読書記録~防忘録~

読書記録です。時々、漫画やアニメにも独り言してます。

透明人間の納屋 島田荘司著 講談社ミステリーランド 2003年

 昭和52年、あの時「ぼく」は9歳だった。水商売をして生計を立てる母との二人暮らしの中、隣の印刷工場の真鍋さんは何かとぼくに親切にしてくれた。流星を見に連れて行ってくれたり、地球について教えてくれたり、宇宙から来た透明人間について話してくれたり。真鍋さんの家の納屋にある機械は、透明人間になる薬を作るものだと言う。
 やがて、母と同じクラブで働く辛島真由美が忽然と姿を消した。婚約者と崖上のホテルにいた筈なのに、婚約者が眠っている間にいなくなってしまった。服も靴も部屋に残したまま、部屋の前にいた従業員は、真由美が出てくる所は全く見なかったと言う。数日後、彼女の死体が海に浮かんだ。どうやってホテルから出たのかは依然不明のまま。
 何年か後に彼女を殺した犯人は捕まったが、やはり部屋から出た方法はわからない。
 本当に「透明人間になる薬」はあるのか、真由美はそれを飲んで姿を消したのか。
 真鍋さんは一緒に外国へ行こう、とぼくと母を誘う。だが、ぼくはそれを拒否する。一人で外国へ渡る真鍋さん。事件の真相は26年後、彼からの手紙でようやく判明する。…

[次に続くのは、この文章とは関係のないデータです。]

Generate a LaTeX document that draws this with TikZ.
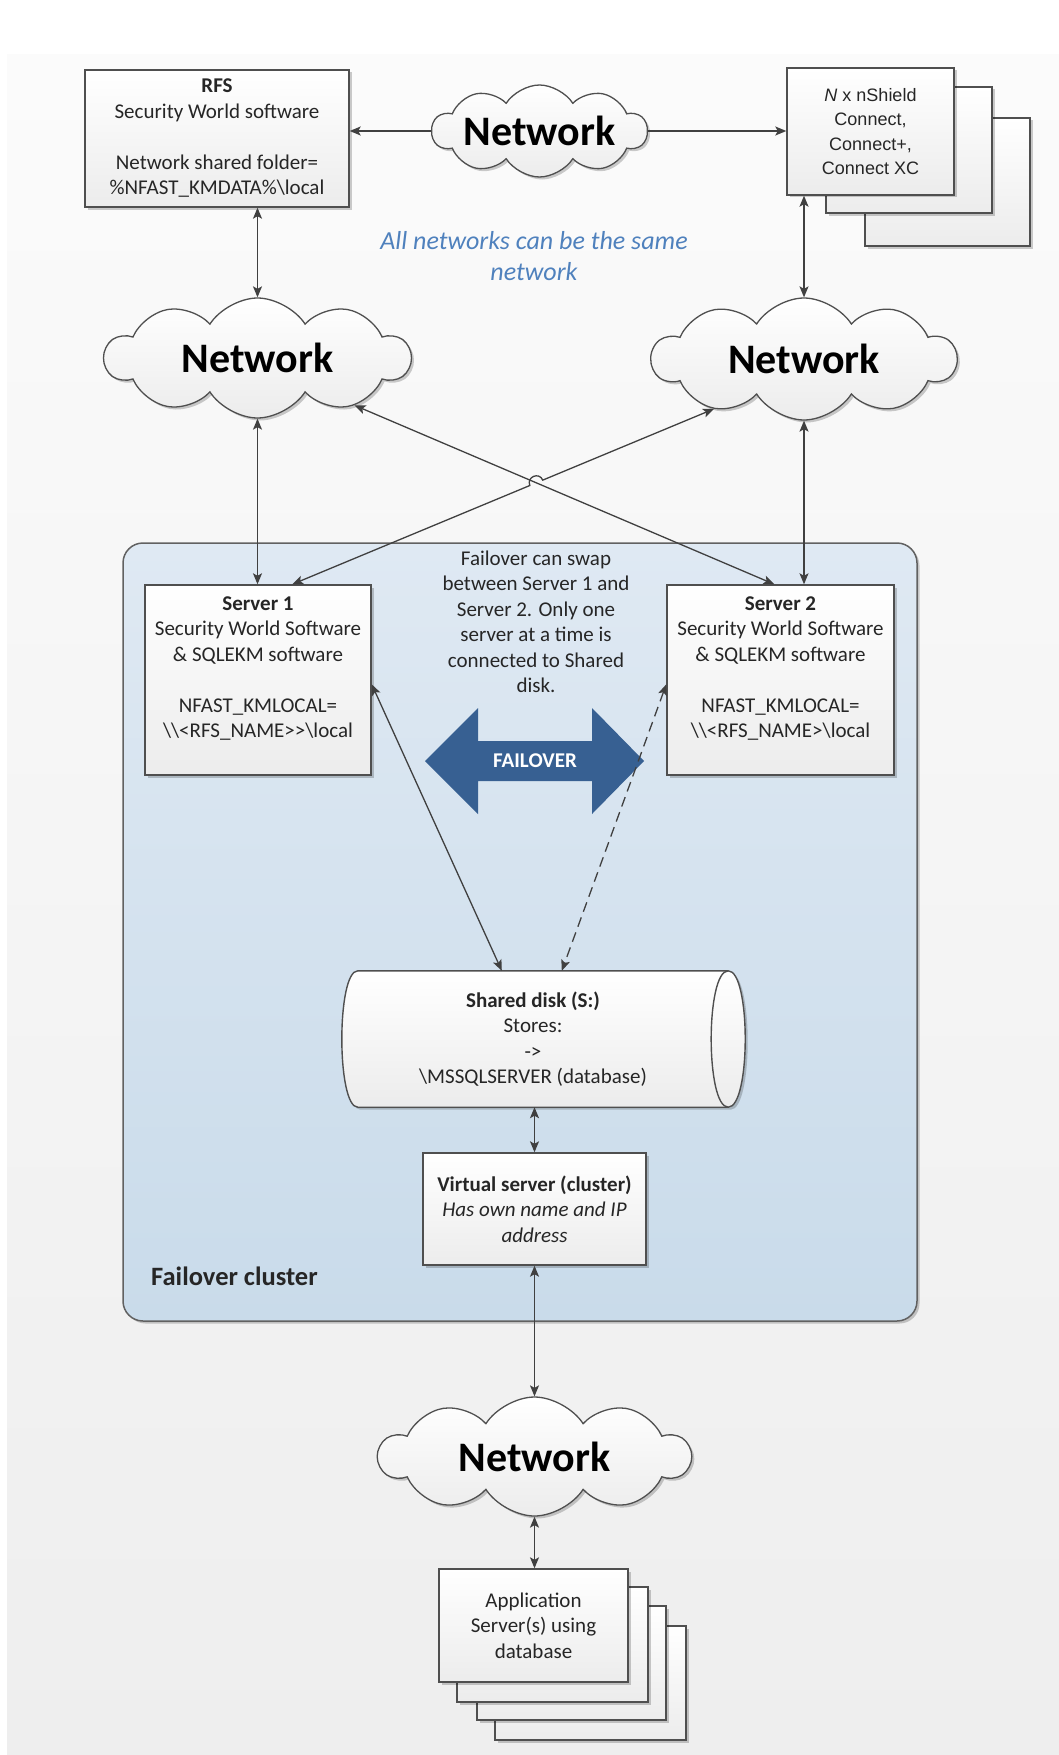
\documentclass[tikz,border=0pt]{standalone}
\usepackage{fontspec}
\setmainfont{Carlito}
\newfontfamily\arialf{Liberation Sans}
\usetikzlibrary{arrows.meta,shapes.symbols,shadows,calc,intersections}
\definecolor{linec}{HTML}{404040}
\definecolor{boxc}{HTML}{4F4F4F}
\definecolor{boxbot}{HTML}{ECECEC}
\definecolor{txtc}{HTML}{262626}
\definecolor{bluetxt}{HTML}{4F81BD}
\definecolor{failc}{HTML}{376092}
\definecolor{clA}{HTML}{DFE9F3}
\definecolor{clB}{HTML}{C9DBEA}
\definecolor{bgA}{HTML}{FBFBFB}
\definecolor{bgB}{HTML}{EEEEEE}
\newcommand\mytxt{\fontsize{21}{25.5}\selectfont}
\begin{document}
\begin{tikzpicture}[x=1pt,y=-1pt,
  >={Stealth[length=11pt,width=9pt,inset=2.5pt]},
  shd/.style={drop shadow={shadow xshift=2.5pt,shadow yshift=-2.5pt,opacity=0.2,fill=black}},
  box/.style={draw=boxc,line width=1.4pt,top color=white,bottom color=boxbot,shd,
    inner sep=0pt,text=txtc,align=center,font=\mytxt},
  nbox/.style={box,font=\arialf\fontsize{18}{24.5}\selectfont},
  netcloud/.style={cloud,cloud puffs=10,cloud puff arc=115,cloud ignores aspect,
    draw=boxc,line width=1.3pt,top color=white,bottom color=boxbot,shd,inner sep=0pt,
    text=black,font=\bfseries\fontsize{42}{48}\selectfont},
  conn/.style={draw=linec,line width=1.3pt},
  plain/.style={text=txtc,align=center,font=\mytxt,inner sep=0pt}]
\useasboundingbox (0,0) rectangle (1059,1755);
\path[top color=bgA,bottom color=bgB] (7,55) rectangle (1059,1755);

% failover cluster container
\node[draw=boxc!90,line width=1.5pt,rounded corners=20pt,top color=clA,bottom color=clB,shd,
  minimum width=794pt,minimum height=778pt] (cluster) at (520,932) {};
\node[anchor=base west,text=txtc,font=\bfseries\fontsize{26.5}{30}\selectfont,inner sep=0pt]
  (clusterlbl) at (151,1285) {Failover cluster};

% top row
\node[box,minimum width=264pt,minimum height=137pt] (rfs) at (217,138.5)
  {\textbf{RFS}\\Security World software\\\mbox{}\\Network shared folder=\\\%NFAST\_KMDATA\%\textbackslash local};
\node[nbox,minimum width=165pt,minimum height=128pt] (nsh3) at (947.5,182) {};
\node[nbox,minimum width=166pt,minimum height=126pt] (nsh2) at (909,150) {};
\node[nbox,minimum width=167pt,minimum height=127pt] (nsh1) at (870.5,131.5)
  {\textit{N} x nShield\\Connect,\\Connect+,\\Connect XC};
\node[netcloud,minimum width=215pt,minimum height=92pt] (tnet) at (539.5,131) {\makebox[0pt]{Network}};
\node[text=bluetxt,align=center,font=\itshape\fontsize{26}{31}\selectfont,inner sep=0pt]
  (alltxt) at (534,256.5) {All networks can be the same\\network};

\node[netcloud,minimum width=305pt,minimum height=120pt] (lnet) at (257.5,358) {\makebox[0pt]{Network}};
\node[netcloud,minimum width=304pt,minimum height=122pt] (rnet) at (804,359) {\makebox[0pt]{Network}};

% servers
\node[box,minimum width=226pt,minimum height=190pt] (s1) at (258,680)
  {\textbf{Server 1}\\Security World Software\\\& SQLEKM software\\\mbox{}\\NFAST\_KMLOCAL=\\\textbackslash\textbackslash<RFS\_NAME>{}>\textbackslash local\\\mbox{}};
\node[box,minimum width=227pt,minimum height=190pt] (s2) at (780.5,680)
  {\textbf{Server 2}\\Security World Software\\\& SQLEKM software\\\mbox{}\\NFAST\_KMLOCAL=\\\textbackslash\textbackslash<RFS\_NAME>\textbackslash local\\\mbox{}};
\node[plain] (failtxt) at (536,622)
  {Failover can swap\\between Server 1 and\\Server 2. Only one\\server at a time is\\connected to Shared\\disk.};

% failover arrow
\fill[failc] (425,761) -- (478,708) -- (478,741) -- (592,741) -- (592,708) -- (644,761)
  -- (592,814) -- (592,781) -- (478,781) -- (478,814) -- cycle;
\node[text=white,font=\bfseries\fontsize{21}{25}\selectfont,inner sep=0pt] (failover) at (535,761) {FAILOVER};

% shared disk
\node[minimum width=370pt,minimum height=136pt,inner sep=0pt] (disk) at (543,1039) {};
\path[draw=boxc,line width=1.4pt,top color=white,bottom color=boxbot,shd]
  (disk.north west) -- (disk.north east)
  .. controls ($(disk.north east)+(22.7,0)$) and ($(disk.south east)+(22.7,0)$) .. (disk.south east)
  -- (disk.south west)
  .. controls ($(disk.south west)+(-21.3,0)$) and ($(disk.north west)+(-21.3,0)$) .. (disk.north west)
  -- cycle;
\draw[boxc,line width=1.4pt] (disk.north east)
  .. controls ($(disk.north east)+(-22.7,0)$) and ($(disk.south east)+(-22.7,0)$) .. (disk.south east);
\node[plain] (disktxt) at (533,1039)
  {\textbf{Shared disk (S:)}\\Stores:\\-{}>\\\textbackslash MSSQLSERVER (database)};

% virtual server
\node[box,minimum width=223pt,minimum height=112pt] (vs) at (534.5,1209)
  {\textbf{Virtual server (cluster)}\\\textit{Has own name and IP}\\\textit{address}};

% bottom
\node[netcloud,minimum width=311pt,minimum height=119pt] (bnet) at (534.5,1456.5) {\makebox[0pt]{Network}};
\node[box,minimum width=191pt,minimum height=114pt] (app4) at (590.5,1683) {};
\node[box,minimum width=189pt,minimum height=114pt] (app3) at (571.5,1663) {};
\node[box,minimum width=191pt,minimum height=115pt] (app2) at (552.5,1644.5) {};
\node[box,minimum width=189pt,minimum height=113pt] (app1) at (533.5,1625.5)
  {Application\\Server(s) using\\database};

% connectors
\draw[conn,->] (tnet.west) -- (tnet.west -| rfs.east);
\draw[conn,->] (tnet.east) -- (tnet.east -| nsh1.west);
\draw[conn,<->] (lnet.north |- rfs.south) -- (lnet.north);
\draw[conn,<->] (rnet.north |- nsh1.south) -- (rnet.north);
\draw[conn,<->] (lnet.south) -- (lnet.south |- s1.north);
\draw[conn,<->] (rnet.south) -- (rnet.south |- s2.north);

\coordinate (s1t) at ($(s1.north west)+(148,0)$);
\coordinate (s2t) at ($(s2.north west)+(108,0)$);
\path[name path=lineA] (lnet.-26) -- (s2t);
\path[name path=lineB] (s1t) -- (rnet.209);
\path[name intersections={of=lineA and lineB, by=X}];
\coordinate (ha) at ($(X)!7pt!(s1t)$);
\coordinate (hb) at ($(X)!7pt!(rnet.209)$);
\coordinate (hac) at ($(ha)!9.3pt!90:(X)$);
\coordinate (hbc) at ($(hb)!9.3pt!-90:(X)$);
\draw[conn,<->] (lnet.-26) -- (s2t);
\draw[conn,<->] (s1t) -- (ha) .. controls (hac) and (hbc) .. (hb) -- (rnet.209);

\draw[conn,<->] ($(s1.north east)+(0,100)$) -- ($(disk.north west)+(144,0)$);
\draw[conn,<->,dash pattern=on 10pt off 6pt] ($(s2.north west)+(0,100)$) -- ($(disk.north west)+(204,0)$);
\draw[conn,<->] (vs.north |- disk.south) -- (vs.north);
\draw[conn,<->] (vs.south) -- (bnet.north);
\draw[conn,<->] (bnet.south) -- (bnet.south |- app1.north);
\end{tikzpicture}
\end{document}
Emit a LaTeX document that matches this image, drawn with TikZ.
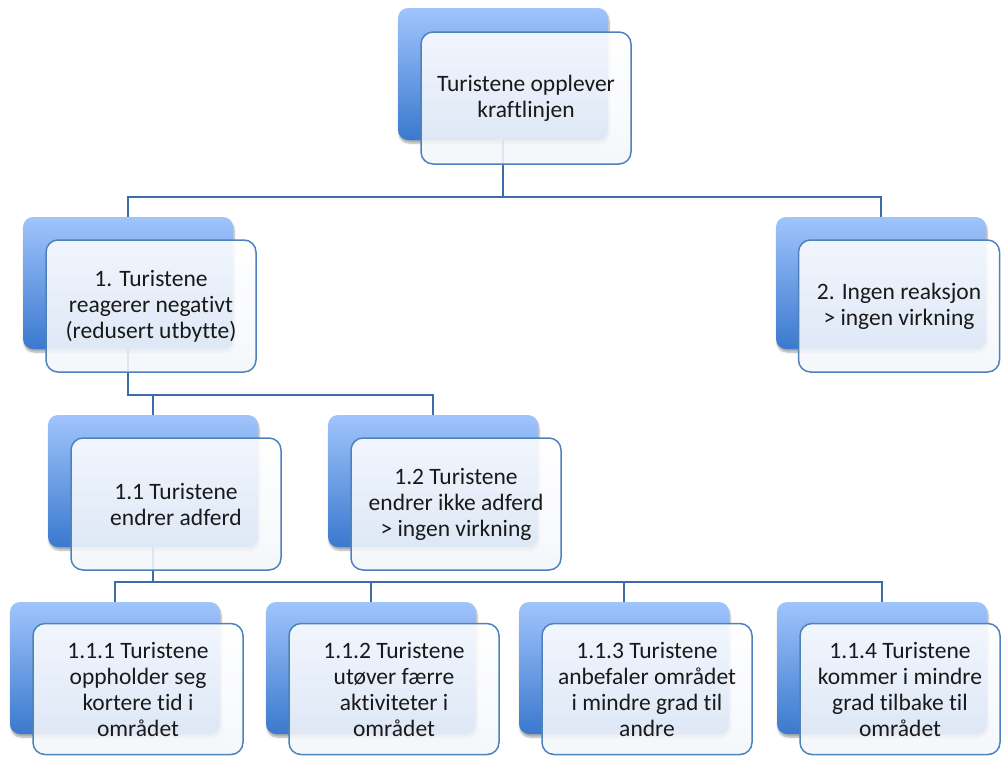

 そう言えば、御大・島田先生のミステリーランド作品は読んでなかったな、と借りてみました。
 …これ、子供向けかなぁ。「理想郷」をうたう真鍋さんの言葉に、読みながら眉を顰めてたのですが、やっぱりあの国のことだったんですね。密室トリックは相変わらずの力技でした、さすが島田先生(笑)。
 題材的にはどうだろうと思いつつ、とても切ない話でした。…しかし、この挿絵怖いなぁ。